Esto demuestra el perfilamiento de las fuerzas de control hacia los eslabones más débiles; aquellas vidas precarizadas a las que también recae todo el peso de la criminalización. Es más, el encarcelamiento de mujeres vinculadas por delitos de drogas ha aumentado significativamente y los años de cárcel a los que son condenadas también se han incrementado a pesar de estar procesadas por delitos menores no violentos. Según datos del INPEC citados en el informe “el 84,16 % de las mujeres recluidas en centros penitenciarios fueron condenadas o sindicadas exclusivamente por un delito de drogas, sin concurso con otros”. La desproporcionalidad del trato y del cambio de abordaje sobre el delito sindicado ha sido señalada por el nuevo gobierno desde el Ministerio de Justicia. Sin embargo, desde el Legislativo también surgen respuestas como el Proyecto de ley 042 de 2022 sobre la libertad a mujeres en detención preventiva relacionadas con delitos de drogas, en espera de lograr su primer debate.

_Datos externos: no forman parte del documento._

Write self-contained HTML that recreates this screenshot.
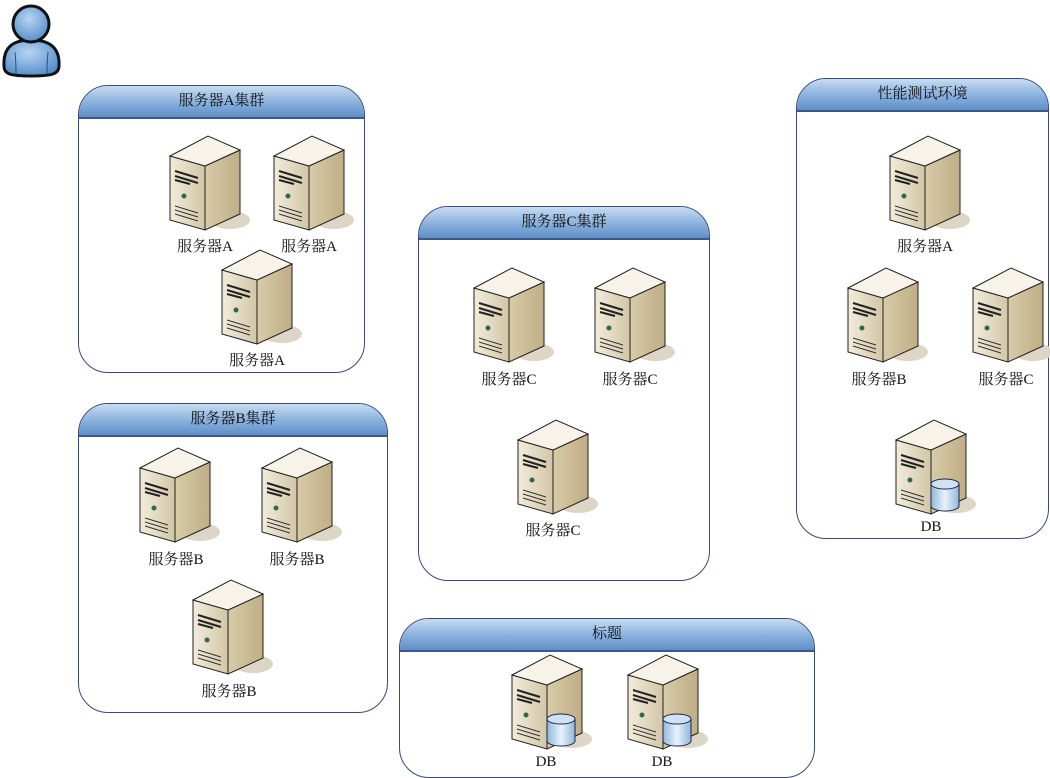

Además, la reparación integral a las mujeres víctimas en territorios cocaleros debe incluir también la implementación del acuerdo de paz, en especial el punto 4.1.3.4 sobre el tratamiento penal diferenciado para pequeños agricultores de cultivos ilícitos y cuya bandera es el Proyecto de Ley 055 de 2022 en curso. Finalmente, más allá de la implementación, el compromiso por parte del gobierno debe alinearse con dos acciones: i) definir la continuidad, ajustes y alcances del PNIS y PDET garantizando el enfoque de género, ii) promover la sustitución desmilitarizando la relación con las comunidades y promoviendo usos alternativos para el mercado de la coca. De esta manera, se debe escuchar los aprendizajes de las mujeres que, durante largos años de la guerra contra las drogas, han encarnado la violencia que ha atravesado el territorio hasta llegar a ellas.